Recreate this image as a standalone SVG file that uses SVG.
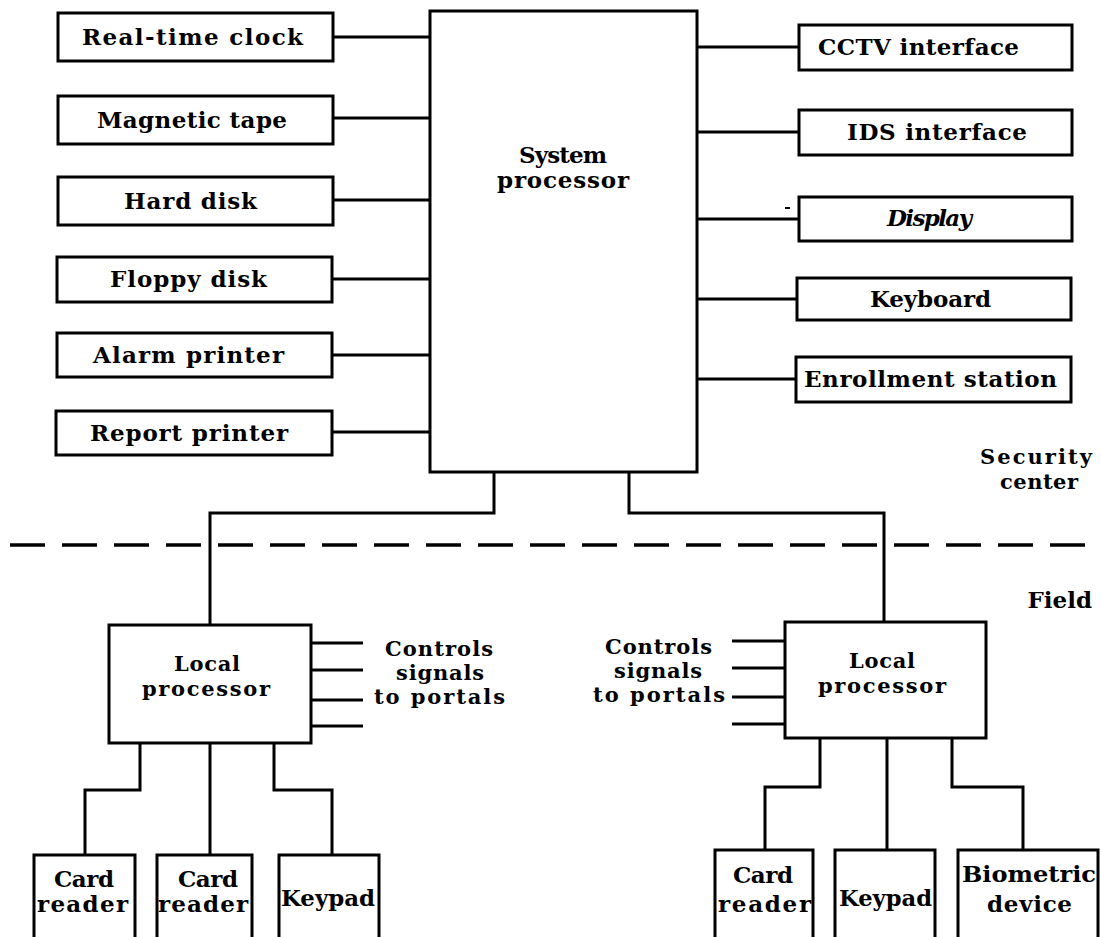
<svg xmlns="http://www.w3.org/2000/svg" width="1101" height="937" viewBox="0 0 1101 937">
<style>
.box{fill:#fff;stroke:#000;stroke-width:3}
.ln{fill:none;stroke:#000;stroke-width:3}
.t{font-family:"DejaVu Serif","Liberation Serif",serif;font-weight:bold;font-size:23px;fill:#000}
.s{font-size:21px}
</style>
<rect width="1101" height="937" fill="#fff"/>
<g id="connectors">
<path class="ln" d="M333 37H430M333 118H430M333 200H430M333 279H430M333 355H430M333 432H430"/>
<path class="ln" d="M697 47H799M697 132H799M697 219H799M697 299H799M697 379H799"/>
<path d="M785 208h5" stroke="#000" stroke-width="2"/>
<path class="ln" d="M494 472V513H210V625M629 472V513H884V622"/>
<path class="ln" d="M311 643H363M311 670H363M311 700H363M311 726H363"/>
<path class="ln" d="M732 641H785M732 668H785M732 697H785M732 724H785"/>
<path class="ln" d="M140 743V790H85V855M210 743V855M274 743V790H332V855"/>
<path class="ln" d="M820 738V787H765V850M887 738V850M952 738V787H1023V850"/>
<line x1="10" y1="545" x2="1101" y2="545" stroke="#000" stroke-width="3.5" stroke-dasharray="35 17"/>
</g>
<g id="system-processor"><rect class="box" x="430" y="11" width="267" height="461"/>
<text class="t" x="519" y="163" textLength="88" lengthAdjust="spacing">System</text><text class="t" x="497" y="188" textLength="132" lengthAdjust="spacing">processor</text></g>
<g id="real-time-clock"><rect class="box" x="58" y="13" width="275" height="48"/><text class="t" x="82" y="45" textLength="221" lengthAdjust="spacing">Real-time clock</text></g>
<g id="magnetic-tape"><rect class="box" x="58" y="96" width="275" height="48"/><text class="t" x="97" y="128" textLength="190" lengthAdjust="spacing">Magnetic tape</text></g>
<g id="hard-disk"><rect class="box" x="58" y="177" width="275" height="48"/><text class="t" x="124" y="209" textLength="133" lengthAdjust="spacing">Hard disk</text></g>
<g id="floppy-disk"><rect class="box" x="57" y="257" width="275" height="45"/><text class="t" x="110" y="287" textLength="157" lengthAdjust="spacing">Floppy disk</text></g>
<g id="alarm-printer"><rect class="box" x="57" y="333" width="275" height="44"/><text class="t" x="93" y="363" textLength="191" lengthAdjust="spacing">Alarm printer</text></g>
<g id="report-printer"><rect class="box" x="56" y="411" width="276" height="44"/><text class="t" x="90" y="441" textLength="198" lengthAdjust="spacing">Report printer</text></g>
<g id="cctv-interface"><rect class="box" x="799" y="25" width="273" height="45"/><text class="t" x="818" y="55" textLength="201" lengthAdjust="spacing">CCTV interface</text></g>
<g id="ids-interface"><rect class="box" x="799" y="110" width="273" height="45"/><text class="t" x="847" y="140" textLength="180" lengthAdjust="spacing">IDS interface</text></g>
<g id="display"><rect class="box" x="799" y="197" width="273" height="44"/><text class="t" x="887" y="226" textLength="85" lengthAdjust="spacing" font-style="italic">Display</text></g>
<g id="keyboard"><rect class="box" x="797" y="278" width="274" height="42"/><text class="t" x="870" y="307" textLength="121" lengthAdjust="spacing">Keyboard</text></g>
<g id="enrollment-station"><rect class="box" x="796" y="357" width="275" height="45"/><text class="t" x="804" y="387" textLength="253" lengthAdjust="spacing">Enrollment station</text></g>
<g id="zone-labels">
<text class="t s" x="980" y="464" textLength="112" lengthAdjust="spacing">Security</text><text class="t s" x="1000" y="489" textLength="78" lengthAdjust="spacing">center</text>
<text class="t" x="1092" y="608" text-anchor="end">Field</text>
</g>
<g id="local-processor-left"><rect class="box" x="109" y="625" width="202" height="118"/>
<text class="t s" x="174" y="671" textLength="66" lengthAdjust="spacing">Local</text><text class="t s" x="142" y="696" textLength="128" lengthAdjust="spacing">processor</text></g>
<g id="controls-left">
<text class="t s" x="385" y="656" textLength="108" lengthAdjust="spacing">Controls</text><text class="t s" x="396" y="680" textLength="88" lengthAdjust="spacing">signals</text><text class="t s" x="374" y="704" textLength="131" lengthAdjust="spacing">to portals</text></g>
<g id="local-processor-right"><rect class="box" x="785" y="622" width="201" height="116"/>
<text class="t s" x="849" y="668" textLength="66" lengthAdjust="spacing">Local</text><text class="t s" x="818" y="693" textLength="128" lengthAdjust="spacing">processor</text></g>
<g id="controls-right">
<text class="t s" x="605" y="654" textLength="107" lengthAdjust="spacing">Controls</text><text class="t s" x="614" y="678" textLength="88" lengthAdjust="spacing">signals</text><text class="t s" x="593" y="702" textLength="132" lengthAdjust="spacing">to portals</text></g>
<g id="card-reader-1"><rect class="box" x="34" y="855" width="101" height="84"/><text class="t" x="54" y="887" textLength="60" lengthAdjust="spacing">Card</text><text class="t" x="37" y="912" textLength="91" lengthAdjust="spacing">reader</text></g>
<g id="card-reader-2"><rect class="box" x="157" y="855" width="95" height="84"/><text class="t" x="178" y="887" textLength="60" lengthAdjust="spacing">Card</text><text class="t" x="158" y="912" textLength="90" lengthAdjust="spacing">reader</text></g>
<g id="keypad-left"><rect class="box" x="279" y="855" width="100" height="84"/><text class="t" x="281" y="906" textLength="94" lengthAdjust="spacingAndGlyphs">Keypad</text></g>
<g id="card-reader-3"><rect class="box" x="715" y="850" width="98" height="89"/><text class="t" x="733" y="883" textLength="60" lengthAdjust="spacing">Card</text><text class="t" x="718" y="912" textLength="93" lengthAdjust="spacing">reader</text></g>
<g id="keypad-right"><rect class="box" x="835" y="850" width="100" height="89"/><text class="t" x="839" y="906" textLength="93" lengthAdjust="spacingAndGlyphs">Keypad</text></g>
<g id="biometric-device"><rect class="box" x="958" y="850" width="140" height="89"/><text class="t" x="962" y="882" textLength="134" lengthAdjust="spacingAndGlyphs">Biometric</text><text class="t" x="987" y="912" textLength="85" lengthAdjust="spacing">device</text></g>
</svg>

::::::::

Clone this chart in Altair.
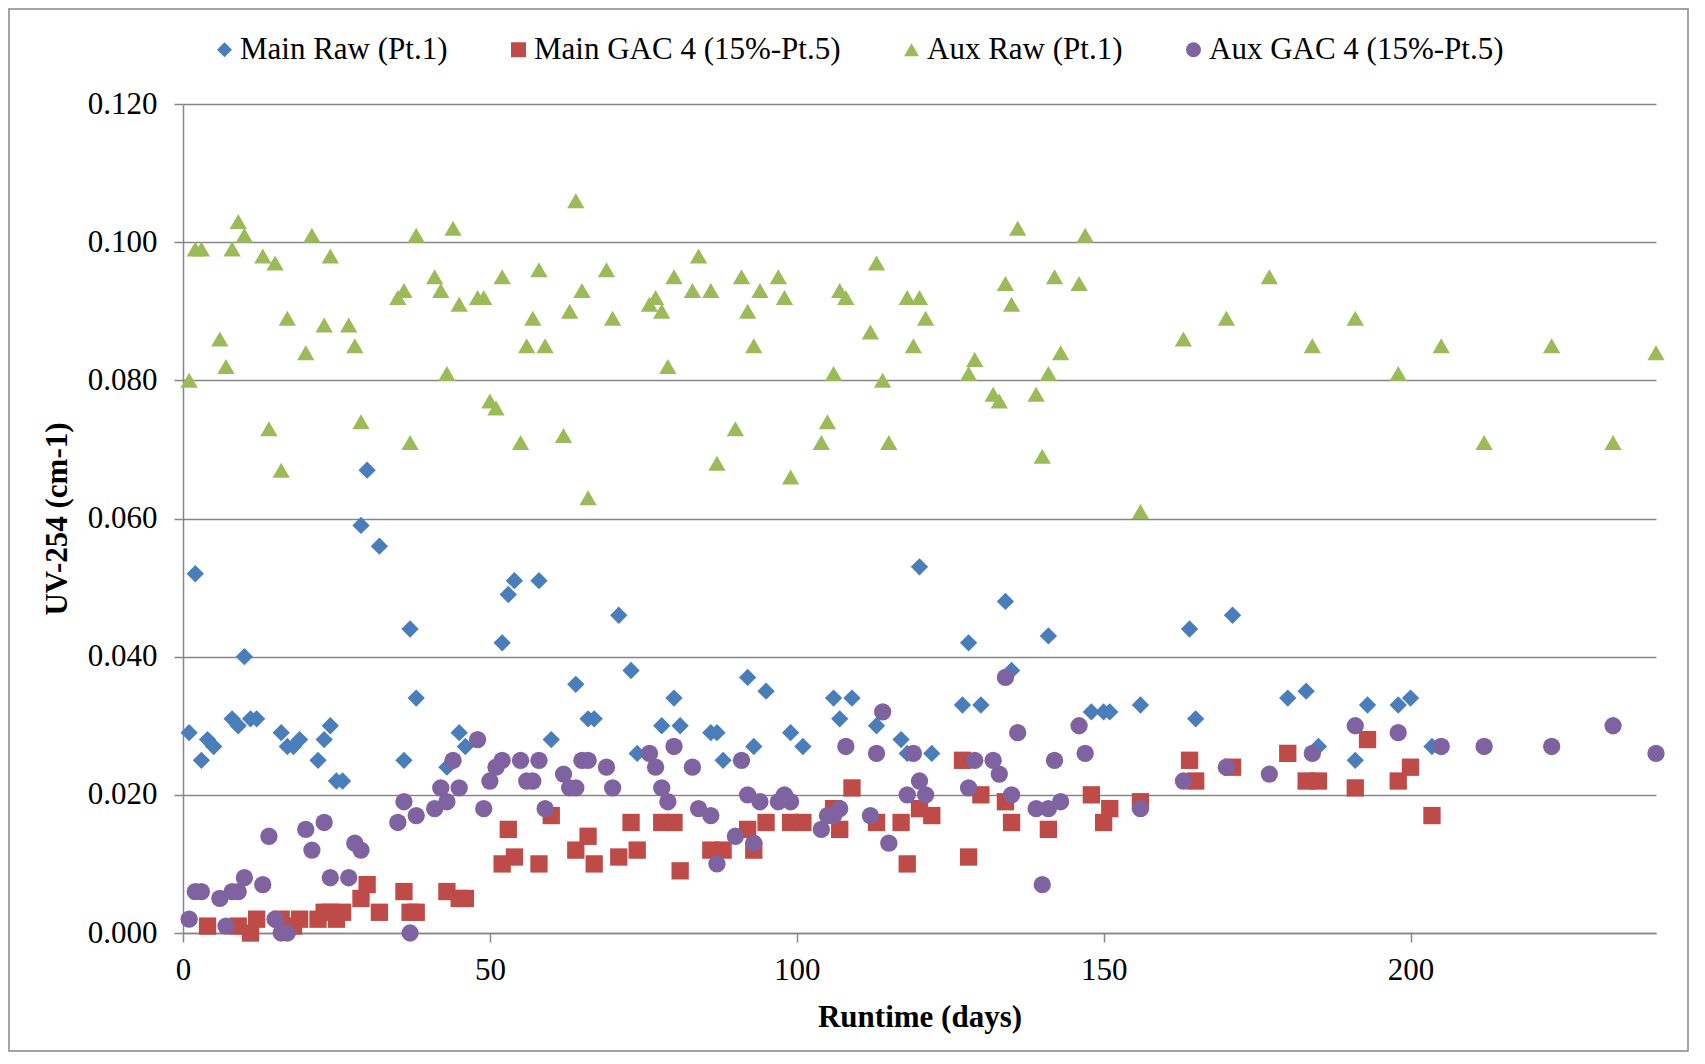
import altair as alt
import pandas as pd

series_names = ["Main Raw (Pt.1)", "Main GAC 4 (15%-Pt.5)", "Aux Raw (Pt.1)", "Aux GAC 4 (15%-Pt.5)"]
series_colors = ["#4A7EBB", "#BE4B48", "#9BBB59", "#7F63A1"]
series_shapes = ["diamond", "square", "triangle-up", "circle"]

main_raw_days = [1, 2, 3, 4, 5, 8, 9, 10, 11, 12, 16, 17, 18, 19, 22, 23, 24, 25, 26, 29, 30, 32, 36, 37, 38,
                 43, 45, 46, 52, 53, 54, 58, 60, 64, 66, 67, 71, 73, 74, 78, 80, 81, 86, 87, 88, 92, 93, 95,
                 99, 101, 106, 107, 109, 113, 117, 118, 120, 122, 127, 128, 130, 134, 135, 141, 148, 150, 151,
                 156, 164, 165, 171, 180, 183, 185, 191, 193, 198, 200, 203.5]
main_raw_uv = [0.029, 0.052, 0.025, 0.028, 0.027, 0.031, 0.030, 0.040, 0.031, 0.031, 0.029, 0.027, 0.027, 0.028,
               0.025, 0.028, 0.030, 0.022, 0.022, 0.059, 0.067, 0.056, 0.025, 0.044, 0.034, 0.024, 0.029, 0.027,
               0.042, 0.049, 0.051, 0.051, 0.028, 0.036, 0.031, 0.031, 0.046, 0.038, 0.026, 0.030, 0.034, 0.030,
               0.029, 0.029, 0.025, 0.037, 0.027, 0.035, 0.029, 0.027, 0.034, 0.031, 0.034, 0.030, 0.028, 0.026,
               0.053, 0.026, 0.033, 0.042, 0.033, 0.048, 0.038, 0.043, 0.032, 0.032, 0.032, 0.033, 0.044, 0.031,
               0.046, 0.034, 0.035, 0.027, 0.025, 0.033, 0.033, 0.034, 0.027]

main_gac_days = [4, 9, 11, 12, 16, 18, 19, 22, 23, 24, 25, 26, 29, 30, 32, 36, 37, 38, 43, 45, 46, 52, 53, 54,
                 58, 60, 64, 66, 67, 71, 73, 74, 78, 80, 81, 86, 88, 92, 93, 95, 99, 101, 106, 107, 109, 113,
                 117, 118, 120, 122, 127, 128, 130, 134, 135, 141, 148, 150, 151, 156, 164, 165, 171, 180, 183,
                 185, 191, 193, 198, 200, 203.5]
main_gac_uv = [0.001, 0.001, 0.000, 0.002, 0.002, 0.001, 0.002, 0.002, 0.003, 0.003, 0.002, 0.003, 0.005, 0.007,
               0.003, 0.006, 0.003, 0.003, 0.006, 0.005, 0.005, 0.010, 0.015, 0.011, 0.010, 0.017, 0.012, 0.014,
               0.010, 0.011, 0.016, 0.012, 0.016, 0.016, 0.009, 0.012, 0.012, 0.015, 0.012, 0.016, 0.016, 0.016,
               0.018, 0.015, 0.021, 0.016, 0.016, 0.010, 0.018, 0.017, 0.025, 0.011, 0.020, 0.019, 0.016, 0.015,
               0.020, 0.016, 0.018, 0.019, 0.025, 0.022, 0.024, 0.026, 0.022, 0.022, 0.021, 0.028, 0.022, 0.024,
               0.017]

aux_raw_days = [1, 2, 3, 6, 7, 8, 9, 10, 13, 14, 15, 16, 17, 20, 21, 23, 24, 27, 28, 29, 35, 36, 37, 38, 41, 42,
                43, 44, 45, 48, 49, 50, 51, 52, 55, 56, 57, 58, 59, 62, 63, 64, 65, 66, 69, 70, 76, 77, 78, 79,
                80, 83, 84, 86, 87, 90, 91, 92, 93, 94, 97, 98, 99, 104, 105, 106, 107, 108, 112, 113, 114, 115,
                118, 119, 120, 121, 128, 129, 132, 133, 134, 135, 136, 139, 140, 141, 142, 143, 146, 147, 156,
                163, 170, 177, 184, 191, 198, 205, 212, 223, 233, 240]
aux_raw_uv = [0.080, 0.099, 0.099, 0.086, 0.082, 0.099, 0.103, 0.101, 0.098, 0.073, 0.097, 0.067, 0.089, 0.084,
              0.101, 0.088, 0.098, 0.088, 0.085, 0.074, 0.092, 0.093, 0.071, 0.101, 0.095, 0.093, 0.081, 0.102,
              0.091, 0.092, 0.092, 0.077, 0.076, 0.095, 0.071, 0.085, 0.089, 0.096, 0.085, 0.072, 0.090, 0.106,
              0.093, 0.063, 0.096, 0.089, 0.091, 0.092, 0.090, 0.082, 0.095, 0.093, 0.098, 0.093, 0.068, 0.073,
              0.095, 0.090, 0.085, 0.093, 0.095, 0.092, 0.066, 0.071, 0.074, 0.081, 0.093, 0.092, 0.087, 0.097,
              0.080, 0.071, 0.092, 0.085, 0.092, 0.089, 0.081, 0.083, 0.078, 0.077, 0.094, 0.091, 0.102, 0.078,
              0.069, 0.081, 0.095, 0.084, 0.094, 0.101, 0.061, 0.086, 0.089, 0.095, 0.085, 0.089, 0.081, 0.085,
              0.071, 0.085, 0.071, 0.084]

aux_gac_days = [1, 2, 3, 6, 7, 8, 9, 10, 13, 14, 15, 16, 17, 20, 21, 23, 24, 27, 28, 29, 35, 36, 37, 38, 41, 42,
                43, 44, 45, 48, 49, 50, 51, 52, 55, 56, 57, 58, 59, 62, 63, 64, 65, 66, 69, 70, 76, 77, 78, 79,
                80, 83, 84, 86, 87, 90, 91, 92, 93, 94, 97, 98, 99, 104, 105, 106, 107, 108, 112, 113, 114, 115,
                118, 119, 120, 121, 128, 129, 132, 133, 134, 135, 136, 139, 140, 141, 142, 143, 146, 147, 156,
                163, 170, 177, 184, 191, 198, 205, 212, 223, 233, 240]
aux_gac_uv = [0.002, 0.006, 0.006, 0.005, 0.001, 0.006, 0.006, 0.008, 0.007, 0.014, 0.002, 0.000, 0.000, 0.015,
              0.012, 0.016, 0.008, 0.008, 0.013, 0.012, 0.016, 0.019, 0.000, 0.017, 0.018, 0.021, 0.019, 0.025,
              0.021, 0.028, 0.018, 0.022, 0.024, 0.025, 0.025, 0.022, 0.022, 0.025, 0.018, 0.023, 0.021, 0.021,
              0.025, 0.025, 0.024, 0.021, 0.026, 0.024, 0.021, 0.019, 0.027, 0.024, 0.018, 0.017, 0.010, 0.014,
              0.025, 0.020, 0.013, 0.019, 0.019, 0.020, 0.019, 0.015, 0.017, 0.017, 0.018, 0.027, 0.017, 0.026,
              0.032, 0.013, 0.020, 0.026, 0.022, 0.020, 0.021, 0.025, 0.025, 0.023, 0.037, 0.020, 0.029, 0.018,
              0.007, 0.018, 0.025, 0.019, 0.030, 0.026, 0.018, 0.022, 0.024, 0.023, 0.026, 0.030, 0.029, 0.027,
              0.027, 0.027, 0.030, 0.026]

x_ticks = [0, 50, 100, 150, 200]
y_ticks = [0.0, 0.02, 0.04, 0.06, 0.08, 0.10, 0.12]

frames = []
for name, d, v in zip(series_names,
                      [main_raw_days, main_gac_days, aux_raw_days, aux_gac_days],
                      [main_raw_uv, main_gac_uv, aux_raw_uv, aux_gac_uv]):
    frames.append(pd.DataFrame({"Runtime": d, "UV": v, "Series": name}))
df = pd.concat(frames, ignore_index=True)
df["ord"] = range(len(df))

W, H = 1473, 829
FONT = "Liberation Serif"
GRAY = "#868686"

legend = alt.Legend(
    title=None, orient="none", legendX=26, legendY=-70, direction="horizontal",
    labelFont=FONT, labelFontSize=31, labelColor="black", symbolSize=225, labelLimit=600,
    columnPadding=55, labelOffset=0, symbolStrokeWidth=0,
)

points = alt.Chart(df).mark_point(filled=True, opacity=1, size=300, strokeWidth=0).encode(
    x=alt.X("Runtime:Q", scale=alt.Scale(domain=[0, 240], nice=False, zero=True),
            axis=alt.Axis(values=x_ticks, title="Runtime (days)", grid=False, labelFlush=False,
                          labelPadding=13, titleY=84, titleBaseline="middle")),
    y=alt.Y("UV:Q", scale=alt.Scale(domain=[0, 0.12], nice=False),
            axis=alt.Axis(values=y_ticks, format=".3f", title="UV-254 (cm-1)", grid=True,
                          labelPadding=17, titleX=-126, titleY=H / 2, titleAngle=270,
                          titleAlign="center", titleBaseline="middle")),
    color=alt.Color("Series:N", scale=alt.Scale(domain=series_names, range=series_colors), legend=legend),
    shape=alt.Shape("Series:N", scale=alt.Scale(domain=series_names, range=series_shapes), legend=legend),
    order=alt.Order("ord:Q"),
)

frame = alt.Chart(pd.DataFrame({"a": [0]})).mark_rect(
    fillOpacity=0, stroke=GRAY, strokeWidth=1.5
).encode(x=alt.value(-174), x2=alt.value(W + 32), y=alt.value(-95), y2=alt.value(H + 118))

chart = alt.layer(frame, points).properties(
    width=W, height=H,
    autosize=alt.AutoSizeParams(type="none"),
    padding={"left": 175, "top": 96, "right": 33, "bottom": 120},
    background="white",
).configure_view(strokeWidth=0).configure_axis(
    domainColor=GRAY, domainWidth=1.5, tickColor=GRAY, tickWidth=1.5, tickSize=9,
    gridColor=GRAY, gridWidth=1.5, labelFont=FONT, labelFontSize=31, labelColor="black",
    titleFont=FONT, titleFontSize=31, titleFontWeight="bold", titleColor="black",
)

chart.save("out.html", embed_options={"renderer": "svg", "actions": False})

::::::::

=== What to do ===
Only the number is wanted: how many lines in the data include the word "this"?

=== Worked answer ===
2